On arrival in the US, his advisor was Carmelo Bocos, a Spanish chef who was making a name for himself at the El Cid restaurant in New York. He explained what a good Spanish tapas restaurant on American soil should offer, and his advice seems to have been sound. At the three Jaleo restaurants run by José Andrés (in Washington, Maryland and Virginia), diners can choose from a varied menu of tapas and dishes that are 100% Spanish, from the ingredients to the preparation. They can also marry the dish of their choosing with a wine or liqueur imported from Spain. The name Jaleo comes from a painting by the US artist, John Singer Sargent, depicting a festive scene with flamenco musicians. This painter was a contemporary and good friend of one of Spain's best-known artists at the end of the 19th and early 20th century, Joaquín Sorolla, who also spent time in the United States working for the Hispanic Society
Projects beyond the kitchen
José Andrés’s drive to teach the US about Spanish products reached one of its peaks when he travelled all round Spain filming a series of 26 programs, broadcast in 2008 and 2009, showing landscapes, recipes and typical products for the viewers of the PBS TV channel. The list of ingredients that are always available at his restaurants includes La Serena cheese (made in Extremadura), pimentón (a Spanish type of paprika) and Cabrales blue cheese (from Asturias) although, in his opinion, garlic and onions are the prima donnas of Spanish gastronomy. His favorite dishes include Bacalao ajoarriero (salt cod in a tomato and red pepper sauce) and the gazpacho made by his Andalusian wife Patricia.

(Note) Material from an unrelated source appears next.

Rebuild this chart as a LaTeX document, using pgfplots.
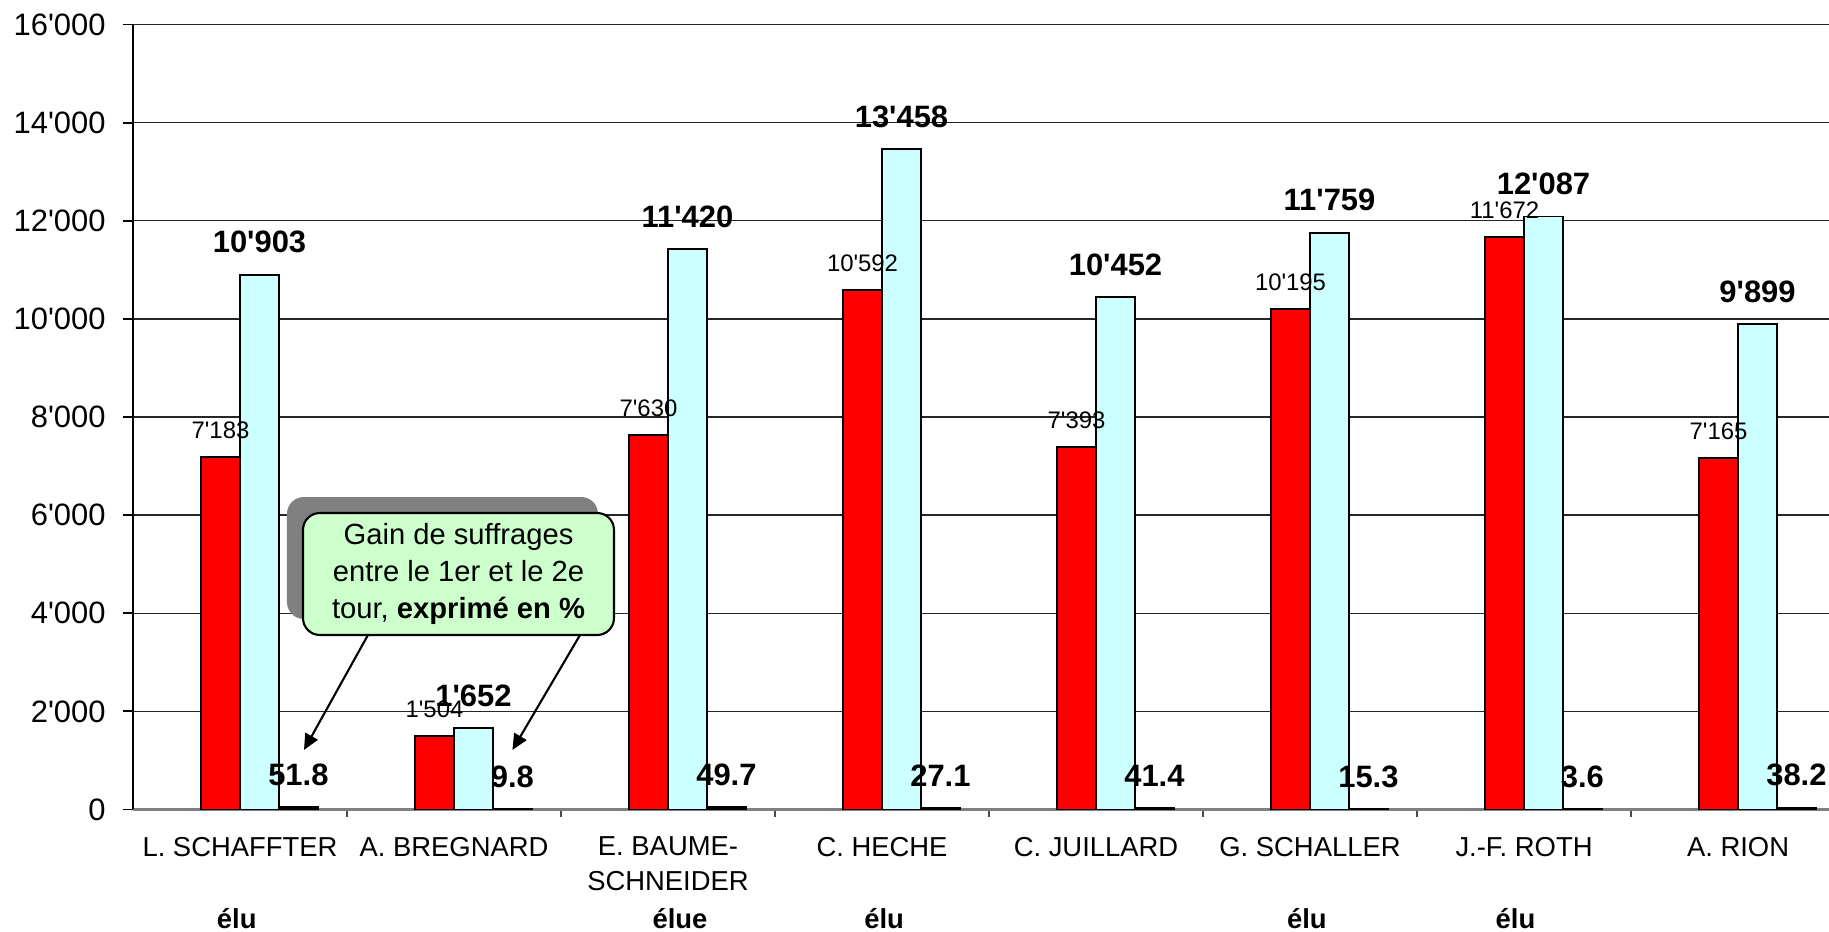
\documentclass[border=0pt]{standalone}
\usepackage{pgfplots}
\usepackage{pgfplotstable}
\pgfplotsset{compat=1.18}
\usetikzlibrary{arrows.meta}
\usepackage{fontspec}
\setmainfont{Liberation Sans}
\definecolor{cyanbar}{RGB}{204,255,255}
\definecolor{boxgreen}{RGB}{204,255,204}
\definecolor{shadowgray}{RGB}{128,128,128}
\tikzset{elu/.style={font=\fontsize{7.8}{9}\selectfont\bfseries, anchor=center, yshift=-10.95mm}}

\pgfplotstableread{
x red cyan pct
0 7183 10903 51.8
1 1504 1652 9.8
2 7630 11420 49.7
3 10592 13458 27.1
4 7393 10452 41.4
5 10195 11759 15.3
6 11672 12087 3.6
7 7165 9899 38.2
}\data

\begin{document}
\begin{tikzpicture}
\path[use as bounding box] (-1.33cm,-1.225cm) rectangle (16.96cm,8.095cm);
\begin{axis}[
  at={(0,0)}, anchor=south west,
  width=16.96cm, height=7.85cm, scale only axis,
  xmin=-0.5, xmax=7.425, ymin=0, ymax=16000,
  clip=false,
  axis lines*=left,
  x axis line style={shadowgray, line width=1pt},
  y axis line style={black, line width=0.6pt},
  ytick={0,2000,...,16000},
  scaled y ticks=false,
  ymajorgrids,
  grid style={black!85, line width=0.4pt},
  tick align=outside,
  ytick style={black, line width=0.5pt, /pgfplots/major tick length=2.85pt},
  xtick={0,...,7},
  xticklabels={L. SCHAFFTER, A. BREGNARD, {E. BAUME-\\SCHNEIDER}, C. HECHE, C. JUILLARD, G. SCHALLER, J.-F. ROTH, A. RION},
  minor x tick num=1,
  xtick style={black!70, line width=0.5pt, /pgfplots/major tick length=0pt, /pgfplots/minor tick length=2pt},
  xticklabel style={align=center, font=\fontsize{7.8}{9.8}\selectfont, yshift=0mm},
  yticklabel style={font=\fontsize{8.8}{10}\selectfont},
  /pgf/number format/.cd, 1000 sep={\textquotesingle}, assume math mode=true,
  /pgfplots/.cd,
]
\addplot[ybar, bar width=0.182, bar shift=-0.091, fill=red, draw=black, line width=0.55pt,
  nodes near coords, point meta=y,
  every node near coord/.append style={font=\fontsize{6.8}{8}\selectfont, anchor=south, inner sep=0pt, yshift=4.9pt, xshift=-1.95mm}]
  table[x=x, y=red] {\data};
\addplot[ybar, bar width=0.182, bar shift=0.091, fill=cyanbar, draw=black, line width=0.55pt,
  nodes near coords, point meta=y,
  every node near coord/.append style={font=\fontsize{8.8}{10}\selectfont\bfseries, anchor=south, inner sep=0pt, yshift=5.8pt, xshift=1.95mm}]
  table[x=x, y=cyan] {\data};
\addplot[ybar, bar width=0.182, bar shift=0.273, fill=black, draw=black, line width=0.55pt,
  nodes near coords, point meta=y,
  every node near coord/.append style={font=\fontsize{8.8}{10}\selectfont\bfseries, anchor=south, inner sep=0pt, yshift=5.8pt, xshift=5.84mm}]
  table[x=x, y=pct] {\data};

% callout
\node[fill=shadowgray, rounded corners=4.8pt, minimum width=3.11cm, minimum height=1.22cm, inner sep=0pt,
  xshift=-1.6mm, yshift=1.6mm] at (axis cs:1.021,4800) {};
\draw[line width=0.6pt, -{Triangle[length=4.5pt,width=4pt]}] (axis cs:0.598,3557) -- (axis cs:0.299,1213);
\draw[line width=0.6pt, -{Triangle[length=4.5pt,width=4pt]}] (axis cs:1.589,3557) -- (axis cs:1.273,1213);
\node[draw=black, line width=0.6pt, fill=boxgreen, rounded corners=4.8pt, minimum width=3.11cm, minimum height=1.22cm,
  inner sep=0pt, align=center, font=\fontsize{8.3}{10.6}\selectfont] at (axis cs:1.021,4800)
  {Gain de suffrages\\entre le 1er et le 2e\\tour, \textbf{exprimé en \%}};

% elected labels
\node[elu] at (axis cs:-0.015,0) {élu};
\node[elu] at (axis cs:2.056,0) {élue};
\node[elu] at (axis cs:3.01,0) {élu};
\node[elu] at (axis cs:4.985,0) {élu};
\node[elu] at (axis cs:5.96,0) {élu};
\end{axis}
\end{tikzpicture}
\end{document}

José Andrés, who received recognition in 2006 from the Restaurant Association of Metropolitan Washington as Chef of the Year, is one of the managers of the DC Central Kitchen foundation which offers culinary job training to homeless and low-income people and also distributes daily meals in many American cities. Its aim is to fight poverty and exclusion using cooking as its tool.
But José Andrés is always thinking up new ideas and projects. In late 2007, he signed a contract with SBE Hotel Group and designer Philippe Starck to launch SLS Hotels, a hotel chain in which he takes responsibility for the food and catering, with Spain and Spanish gastronomy playing a leading role. Proof of this is the food on offer at Rojo y Blanco in The Bazaar complex at the SLS Beverly Hills hotel in Los Angeles. Rojo y Blanco bears the personal trademark of José Andrés, and offers customers the possibility of a menu of classic tapas, another of updated tapas or a mix of the two. Special recommendations include acorn-fed Ibérico ham and Spanish Manchego, Idiazabal and goat’s milk cheeses, alongside some of José Andrés's avant-garde creations, influenced by the creativity of Ferran Adrià.
Living Las Vegas
After a resounding success in Beverley Hills with his venue The Bazaar, José Andrés has continued to conquer the palates of American diners. His next stop was Las Vegas, where in 2011 he opened three premises in the splendid The Cosmopolitan Hotel. As well as a new branch of his famous Jaleo, a temple of Spanish cuisine in the United States (in the Las Vegas venue he has set aside a specific area for cooking traditional-style Valencian paella, using rice from the Albufera lake and orange tree wood), José Andrés has amazed gourmet fans by opening È by José Andrés, a premises with only 8 seats where you can try a menu consisting of 15-20 dishes featuring imported products, the majority of which are Spanish.
And if that wasn't enough, he has also opened China Poblano in Las Vegas, where the menu combines Chinese and Mexican food. Where did this idea come from? José Andrés responds: "In the period when Felipe II was on the throne, the monarch sent Spanish galleons (merchant ships) all over the Pacific Ocean from China to Mexico". Monday 9th May 2011 was more than a special day for José Andrés. Spanish chef José Andrés, known for his innovative cooking and credited in popularizing tapas in America, won the James Beard Award for outstanding US chef, one of the most prestigious awards a chef based in the United States can receive. Congratulations!
After promoting and showing Spanish cuisine to US foodies, he embraced the culture of American diversity opening restaurants outside his native comfort zone, launching a pop-up restaurant, America Eats Tavern, in conjunction with What's Cooking, Uncle Sam?, an exhibit at the National Archives (June 10, 2011- January 3, 2012), located just a block away.
Spanish Food Truck in Washington DC?
The successful Spanish chef José Andrés had been toying with this idea for some years: take advantage of the popularity of street food in America to present fresh produce, cheeses and sausages from Spain to pedestrians in the U.S. capital, Washington DC. Starting March 2012, from 11:30 am to 2:30 pm, those who visit Pepe, the name of this food truck devised by José Andrés, may choose a variety of sandwiches including the Butifarra Burger (Spanish pork burger with alioli and brava sauce), Escalivada (roasted eggplant, red peppers, sweet onions, spinach and red mojo), Pepito de Ibérico (seared Ibérico pork and Serrano ham with roasted green peppers, caramelized onions and alioli), Spanish Grilled Cheese (Manchego, Murcia, Valdeón, Membrillo and fresh goat cheese), Jamón Serrano and Queso Manchego (Serrano ham and Manchego cheese) or Pollo Frito (fried chicken breast with lettuce, piparra peppers, alioli and brava sauce).
The collaboration between José Andrés and SLS Hotels continued with its Miami opening. Jose Andrés is the SLS Hotels Culinary Director, and is in charge of the food and beverage programs within the premises of the historic Art Deco building on Collins Avenue.